In the biog, he opens up about his visit to a palliative care home “understaffed and overruled by callous hands” as his dear friend and mentor, Annie Orwin, passed away. “She was like a surrogate mother to me,” he says. “She ran a drama group on Saturdays for kids in the community centre and was the first person who ever really believed in me.
“As I grew up, we became friends. We’d share a bottle of wine and just bitch about the world. She was larger than life and I loved her to pieces. I’ll always end up writing about Newcastle. “When music started kicking off for me, she’d always be like: ‘Why haven’t you mentioned me in interviews?.

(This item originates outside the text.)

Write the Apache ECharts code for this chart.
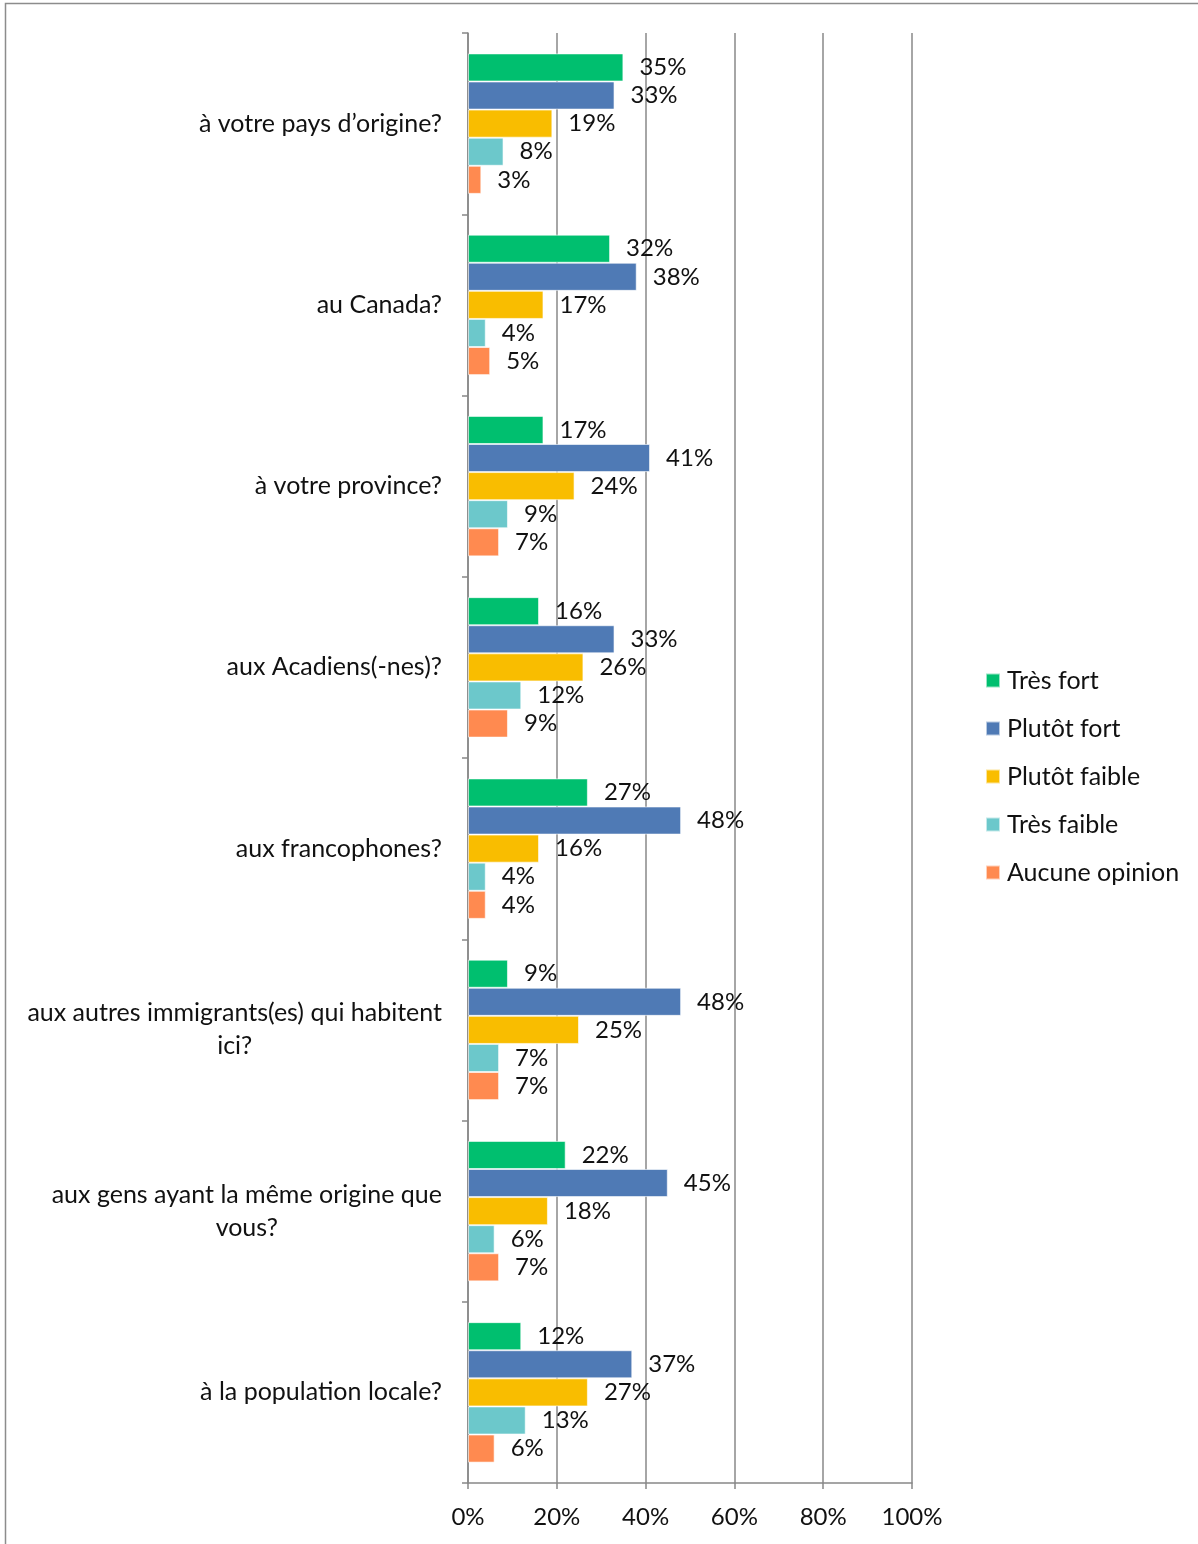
<!DOCTYPE html>
<html>
<head>
<meta charset="utf-8">
<script src="https://cdn.jsdelivr.net/npm/echarts@6/dist/echarts.min.js"></script>
<style>
html,body{margin:0;padding:0;background:#fff;}
#chart{width:1198px;height:1544px;}
</style>
</head>
<body>
<div id="chart"></div>
<script>
var categories = [
  "à votre pays d’origine?",
  "au Canada?",
  "à votre province?",
  "aux Acadiens(-nes)?",
  "aux francophones?",
  "aux autres immigrants(es) qui habitent\nici?",
  "aux gens ayant la même origine que\nvous?",
  "à la population locale?"
];
var seriesNames = ["Très fort", "Plutôt fort", "Plutôt faible", "Très faible", "Aucune opinion"];
var tresFort     = [35, 32, 17, 16, 27, 9, 22, 12];
var plutotFort   = [33, 38, 41, 33, 48, 48, 45, 37];
var plutotFaible = [19, 17, 24, 26, 16, 25, 18, 27];
var tresFaible   = [8, 4, 9, 12, 4, 7, 6, 13];
var aucune       = [3, 5, 7, 9, 4, 7, 7, 6];
var xTicks = [0, 20, 40, 60, 80, 100];

var seriesValues = [tresFort, plutotFort, plutotFaible, tresFaible, aucune];
var colors = ["#00BF6F", "#4F7AB5", "#F9BD00", "#6CC8CB", "#FF8A50"];
var FONT = "Lato";

var chart = echarts.init(document.getElementById('chart'));
var option = {
  animation: false,
  textStyle: {fontFamily: FONT},
  graphic: [{
    type: 'rect', shape: {x: 5.5, y: 3.5, width: 1300, height: 1700},
    style: {fill: 'none', stroke: '#8c8c8c', lineWidth: 1.5}, silent: true, z: -1
  }],
  grid: {left: 468, right: 286, top: 33, bottom: 61},
  legend: {
    orient: 'vertical', left: 985, top: 668, padding: 0,
    itemWidth: 14, itemHeight: 14, itemGap: 23, icon: 'rect',
    data: seriesNames,
    textStyle: {fontFamily: FONT, fontSize: 25, color: '#111', padding: [0, 0, 0, 2]}
  },
  xAxis: {
    type: 'value', min: 0, max: 100, interval: 20,
    axisLine: {show: true, lineStyle: {color: '#888', width: 1.5}},
    axisTick: {show: true, length: 6, lineStyle: {color: '#888', width: 1.5}},
    splitLine: {show: true, lineStyle: {color: '#888', width: 1.5}},
    axisLabel: {fontFamily: FONT, fontSize: 24, color: '#111', margin: 22,
      formatter: function (v) { return xTicks.indexOf(v) >= 0 ? v + '%' : ''; }}
  },
  yAxis: {
    type: 'category', inverse: true, data: categories,
    axisLine: {show: true, lineStyle: {color: '#888', width: 1.5}},
    axisTick: {show: true, length: 6, lineStyle: {color: '#888', width: 1.5}},
    axisLabel: {
      fontFamily: FONT, fontSize: 25, color: '#111', margin: 26, lineHeight: 33,
      formatter: function (v) {
        return v.split('\n').map(function (s) { return '{c|' + s + '}'; }).join('\n');
      },
      rich: {c: {align: 'center', fontFamily: FONT, fontSize: 25, color: '#111', lineHeight: 33}}
    }
  },
  series: seriesNames.map(function (name, i) {
    return {
      name: name, type: 'bar', data: seriesValues[i],
      barGap: '0%', barCategoryGap: '22.5%',
      itemStyle: {color: colors[i], borderColor: 'rgba(255,255,255,0.6)', borderWidth: 1},
      label: {show: true, position: 'right', distance: 16, fontFamily: FONT, fontSize: 24, color: '#111',
        formatter: function (p) { return p.value + '%'; }}
    };
  })
};
chart.setOption(option);
</script>
</body>
</html>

"When are you going to thank me in an acceptance speech when you’re winning those awards?!’”. In the song, Fender speaks directly to Annie when he intones, “I stayed all night till you left this life” and later sums up his feelings with “and I hold you in my heart till the day I die”.
It’s personal, devastating but also life-affirming with its reflection on a loved one who had his back long before a successful music career beckoned. After shooting the video for People Watching, Irish actor Andrew Scott (Ripley, Fleabag, All Of Us Strangers) talked of the song’s profound effect on him.

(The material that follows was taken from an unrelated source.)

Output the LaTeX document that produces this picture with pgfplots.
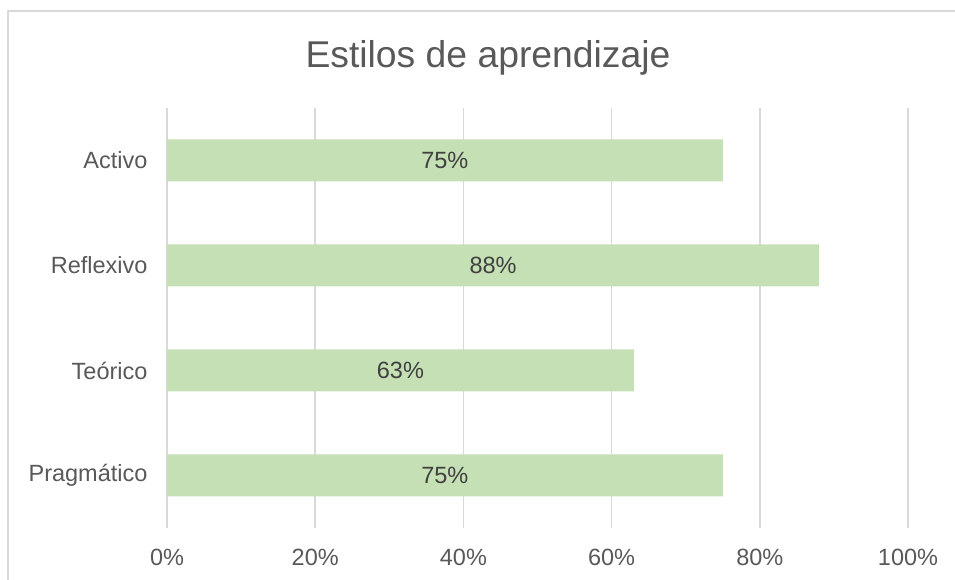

“Sam’s masterpiece of a song has become a true friend to me,” he admitted. “Working on it was truly cathartic and I’ll always be grateful to Sam for his extraordinary talent, and for the other artists who made this film, and of course to my mum who I will hold in my heart till the day I die.”.
For Fender, who hit 30 last April, the past six years since Hypersonic Missiles have been a one-way trip to rock’s top table. He’s supported Springsteen and the Stones but now strides stadium stages as a worthy headliner. In June, he’ll play three nights at Newcastle United’s ground, St James’s Park — which as his website tells us, in his Geordie accent of course, have all “sold oot”.

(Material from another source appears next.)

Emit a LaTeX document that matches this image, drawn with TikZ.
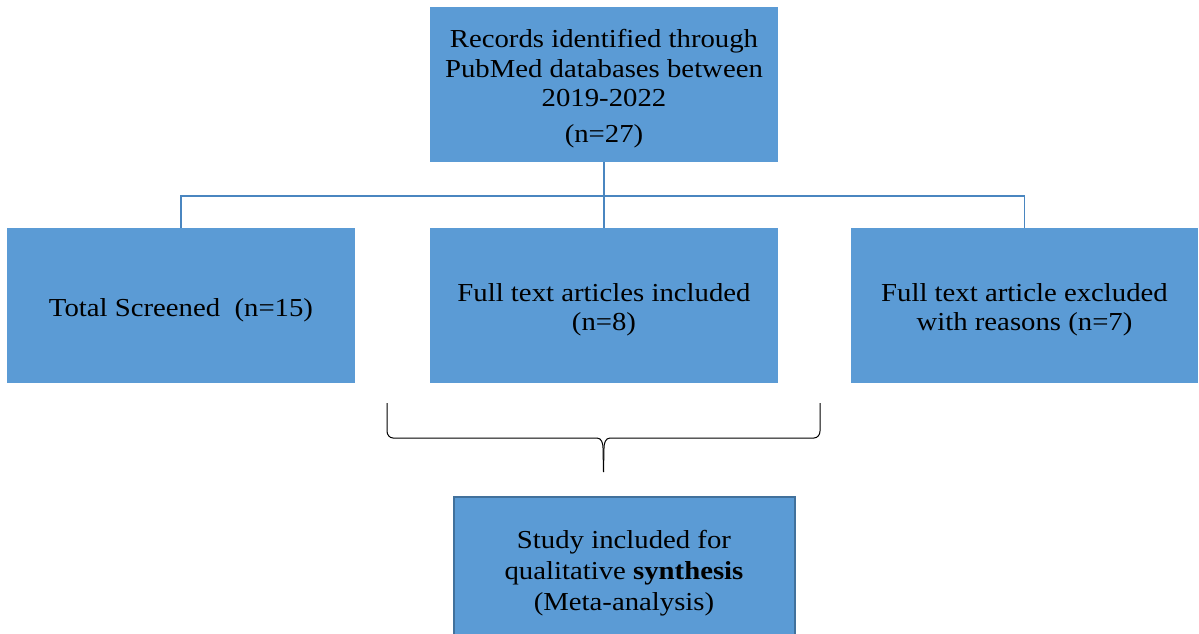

Fender will come armed with a collection of vibrant new songs to comfortably slot in among favourites from his first two albums. He’s already been performing People Watching’s four singles — the title track, Wild Long Lie, Arm’s Length and Remember My Name.
Though he divides his time between London and Newcastle, there’s no doubt where inspiration for his latest compositions comes from. “I’ll always end up writing about Newcastle,” says Fender. “Even though I’ve effectively moved out, I still spend so much time there seeing my mates.